Edetanle is facing prosecution by the Economic and Financial Crimes Commission (EFCC) over an alleged fraud involving $385,000 and ₦165,438,000. The former railway boss was arraigned before Justice Rahman Oshodi on February 24, 2026, on a seven-count charge bordering on alleged abuse of office, money laundering and unlawful enrichment by a public official. He had pleaded not guilty to all the counts.
At the resumed hearing yesterday, the defendant told the court of his application dated May 12, 2026, seeking to quash the charge. The lead defence counsel, Adebowale Kamoru, told the court the prosecution amounted to an abuse of court process because the issues raised in the instant charge had already been the subject of a final forfeiture order granted by a Federal High Court in Abuja.
According to him, the EFCC, which instituted both the Abuja forfeiture proceedings and the current criminal charge, relied on the same alleged offences, assets and bank accounts in both cases. “The complainant in the Abuja suit is the same complainant in this charge, and the owner of the funds said to be proceeds of crime, which were subjects of the forfeiture order in the Abuja suit, is the same defendant in this charge.”
He further submitted that the bank accounts investigated by the EFCC and affected by the forfeiture order are the same accounts forming the basis of the current criminal trial. The lawyer also contended that both matters arose from the same investigation conducted by the anti-graft agency and were premised on the same alleged unlawful activities.
Kamoru maintained that the findings and consequences arising from the current charge had effectively been determined in the Abuja proceedings, which culminated in the forfeiture order granted on March 9, 2026.
However, counsel for the EFCC, Abass Muhammed, opposed the application and urged the court to dismiss it for lacking merit.

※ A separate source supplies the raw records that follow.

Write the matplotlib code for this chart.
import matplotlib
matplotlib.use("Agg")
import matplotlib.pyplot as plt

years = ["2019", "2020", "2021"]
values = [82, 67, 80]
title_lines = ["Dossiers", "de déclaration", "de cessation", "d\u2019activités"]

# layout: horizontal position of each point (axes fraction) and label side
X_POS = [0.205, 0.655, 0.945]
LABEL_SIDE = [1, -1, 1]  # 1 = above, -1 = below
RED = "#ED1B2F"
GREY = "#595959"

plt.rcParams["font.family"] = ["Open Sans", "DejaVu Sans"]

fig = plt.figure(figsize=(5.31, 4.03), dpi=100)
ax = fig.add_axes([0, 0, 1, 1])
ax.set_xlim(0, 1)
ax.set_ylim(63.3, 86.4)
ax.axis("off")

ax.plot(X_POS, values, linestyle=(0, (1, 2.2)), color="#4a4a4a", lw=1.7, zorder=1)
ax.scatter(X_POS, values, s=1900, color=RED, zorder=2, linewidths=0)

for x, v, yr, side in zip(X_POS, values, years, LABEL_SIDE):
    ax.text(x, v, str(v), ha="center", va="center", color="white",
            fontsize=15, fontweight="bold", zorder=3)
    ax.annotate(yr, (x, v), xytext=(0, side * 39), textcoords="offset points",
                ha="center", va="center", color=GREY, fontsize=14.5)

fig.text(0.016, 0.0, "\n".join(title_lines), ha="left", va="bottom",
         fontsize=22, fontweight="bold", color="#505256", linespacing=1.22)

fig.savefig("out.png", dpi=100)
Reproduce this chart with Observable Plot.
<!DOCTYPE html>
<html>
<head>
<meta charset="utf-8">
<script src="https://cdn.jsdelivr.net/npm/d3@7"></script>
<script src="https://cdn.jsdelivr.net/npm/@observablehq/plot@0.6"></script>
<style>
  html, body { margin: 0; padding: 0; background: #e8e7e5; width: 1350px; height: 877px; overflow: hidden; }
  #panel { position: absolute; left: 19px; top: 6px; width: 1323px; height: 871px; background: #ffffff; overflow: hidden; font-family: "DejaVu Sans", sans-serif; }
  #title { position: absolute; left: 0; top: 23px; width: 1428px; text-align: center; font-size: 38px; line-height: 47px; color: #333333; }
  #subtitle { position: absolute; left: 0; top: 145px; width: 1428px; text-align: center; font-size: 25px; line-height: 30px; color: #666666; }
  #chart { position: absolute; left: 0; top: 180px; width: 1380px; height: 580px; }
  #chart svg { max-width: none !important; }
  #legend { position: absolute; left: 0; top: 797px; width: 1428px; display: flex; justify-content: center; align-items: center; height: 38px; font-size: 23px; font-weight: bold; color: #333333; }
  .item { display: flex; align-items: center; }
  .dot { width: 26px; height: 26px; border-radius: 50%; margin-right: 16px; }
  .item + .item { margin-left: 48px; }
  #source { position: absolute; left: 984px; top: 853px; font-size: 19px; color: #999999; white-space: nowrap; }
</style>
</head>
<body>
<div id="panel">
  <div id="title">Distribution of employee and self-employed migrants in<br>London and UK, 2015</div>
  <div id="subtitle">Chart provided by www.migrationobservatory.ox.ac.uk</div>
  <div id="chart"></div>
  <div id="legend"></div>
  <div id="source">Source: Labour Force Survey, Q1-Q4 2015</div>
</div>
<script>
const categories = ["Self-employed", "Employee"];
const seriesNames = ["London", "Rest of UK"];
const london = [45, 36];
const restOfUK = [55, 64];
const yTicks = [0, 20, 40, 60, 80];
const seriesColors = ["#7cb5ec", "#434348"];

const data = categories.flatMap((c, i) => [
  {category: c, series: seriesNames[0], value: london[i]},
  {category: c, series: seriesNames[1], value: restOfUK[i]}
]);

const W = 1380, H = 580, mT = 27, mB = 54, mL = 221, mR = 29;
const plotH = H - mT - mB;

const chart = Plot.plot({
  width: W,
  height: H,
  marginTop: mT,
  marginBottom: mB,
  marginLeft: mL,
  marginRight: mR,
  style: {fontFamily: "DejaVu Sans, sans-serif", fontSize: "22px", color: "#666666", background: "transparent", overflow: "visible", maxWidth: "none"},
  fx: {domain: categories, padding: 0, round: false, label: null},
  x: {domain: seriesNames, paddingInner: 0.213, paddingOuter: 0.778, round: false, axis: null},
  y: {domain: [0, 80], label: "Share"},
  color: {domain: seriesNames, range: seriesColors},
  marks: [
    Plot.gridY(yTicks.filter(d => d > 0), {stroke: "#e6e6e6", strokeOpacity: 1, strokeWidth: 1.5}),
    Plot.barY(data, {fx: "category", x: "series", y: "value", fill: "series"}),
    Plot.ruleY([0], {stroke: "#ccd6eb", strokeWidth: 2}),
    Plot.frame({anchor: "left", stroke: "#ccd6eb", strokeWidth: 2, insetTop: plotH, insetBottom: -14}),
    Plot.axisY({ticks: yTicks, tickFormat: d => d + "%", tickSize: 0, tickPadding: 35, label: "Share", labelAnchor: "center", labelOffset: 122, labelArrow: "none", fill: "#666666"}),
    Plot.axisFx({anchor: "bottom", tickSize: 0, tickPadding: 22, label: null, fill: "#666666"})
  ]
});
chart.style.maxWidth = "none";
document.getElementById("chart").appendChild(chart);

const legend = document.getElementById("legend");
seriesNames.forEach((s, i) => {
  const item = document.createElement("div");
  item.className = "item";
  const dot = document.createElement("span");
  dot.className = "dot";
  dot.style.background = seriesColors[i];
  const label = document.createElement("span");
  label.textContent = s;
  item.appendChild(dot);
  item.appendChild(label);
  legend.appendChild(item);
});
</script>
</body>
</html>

Muhammed argued that the forfeiture proceedings conducted by the EFCC were non-conviction-based and civil in nature, in line with Section 17 of the Advance Fee Fraud and Other Fraud Related Offences Act, 2006. According to him, the forfeiture action was directed at assets and funds reasonably suspected to be proceeds of crime, and not against the defendant personally.
“The forfeiture proceedings are not in any way a finding of guilt against the defendant. The instant criminal charge is against him personally.” He further submitted that a civil forfeiture proceeding, being an action in rem, can either precede or coexist with a criminal prosecution without constituting an abuse of court process, even where both matters relate to the same assets.
Following arguments from both parties, Justice Oshodi adjourned the matter to July 3, 2026 for ruling on the defendant’s application.